Which career path fits you?

Choose architecture if you want to design physical things, enjoy spatial problem-solving, and like seeing a project move from sketch to finished building. The trade-off is a long, regulated path to licensure and high accountability for safety and budget. Choose urban planning if you care about cities at a systems level, prefer policy and data work to detailing, and want a direct hand in housing, transit, and public space decisions that shape communities.

Money is a factor but not the whole story. Architects earn a higher median wage, yet planning offers strong public-sector stability and a faster entry path since licensure is not mandatory in most states. Think about whether you want to influence one excellent building or the framework that governs thousands of them. That single question separates most people who are deciding between these two roles.

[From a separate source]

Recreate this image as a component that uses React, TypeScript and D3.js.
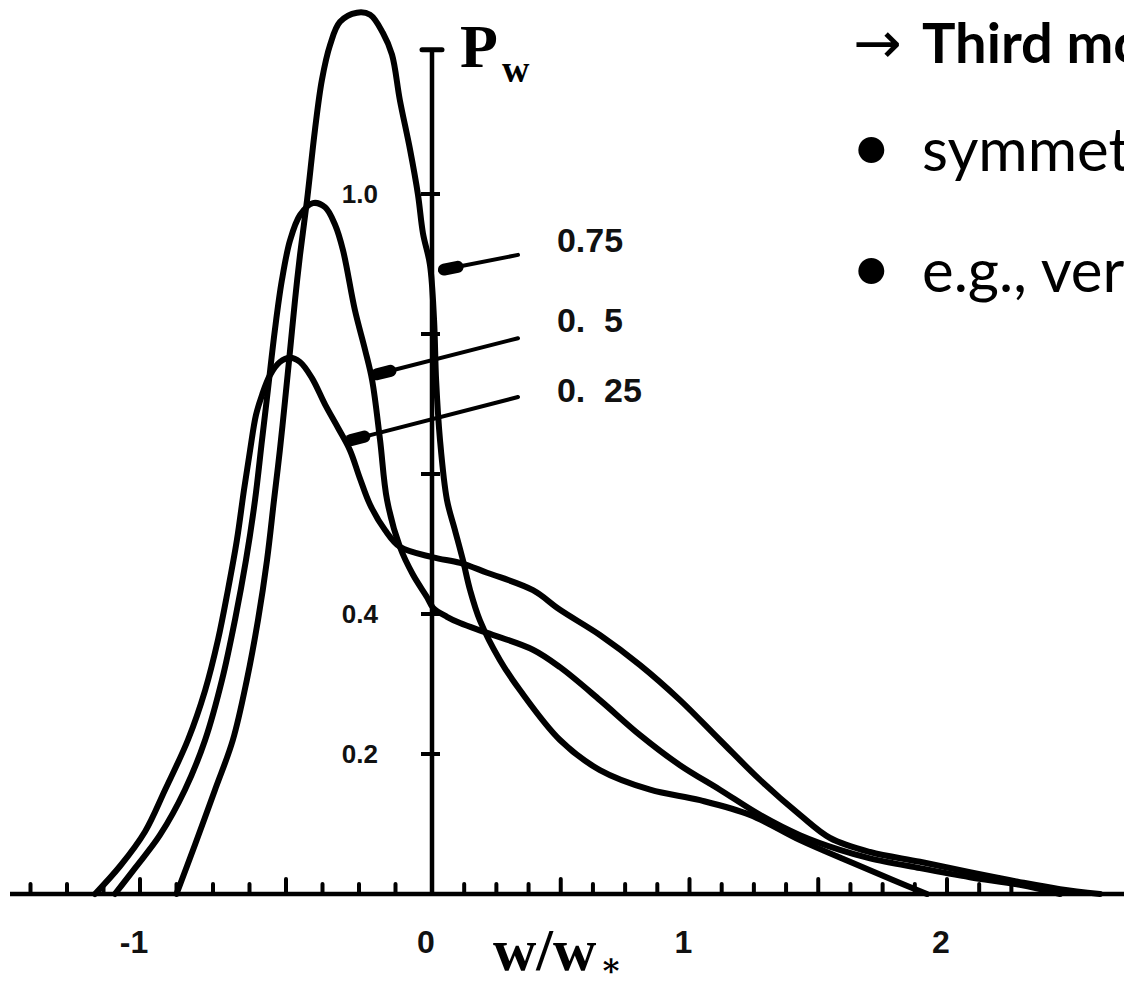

Also weigh the work environment. Architecture tends to concentrate in private firms, where project deadlines, client expectations, and competitive fees set the pace. Planning skews toward government agencies, regional councils, and consultancies that serve public clients, which usually means more predictable hours but also slower bureaucratic processes and public scrutiny. If you thrive on visible craft and ownership of an object, architecture rewards that. If you find satisfaction in shaping policy that quietly improves daily life for thousands of residents, planning delivers a different but real kind of impact. Neither answer is better in the abstract; the right fit depends on the type of problem you want to spend your career solving.

The Bigger Picture

Cities work best when architects and urban planners understand each other's constraints rather than treating their fields as rivals. The best neighborhoods you can name were not designed by one or the other, but by planners setting smart rules and architects doing strong work inside them. Picking between the careers is really a choice about the scale at which you want to leave a mark, and both scales need talented people.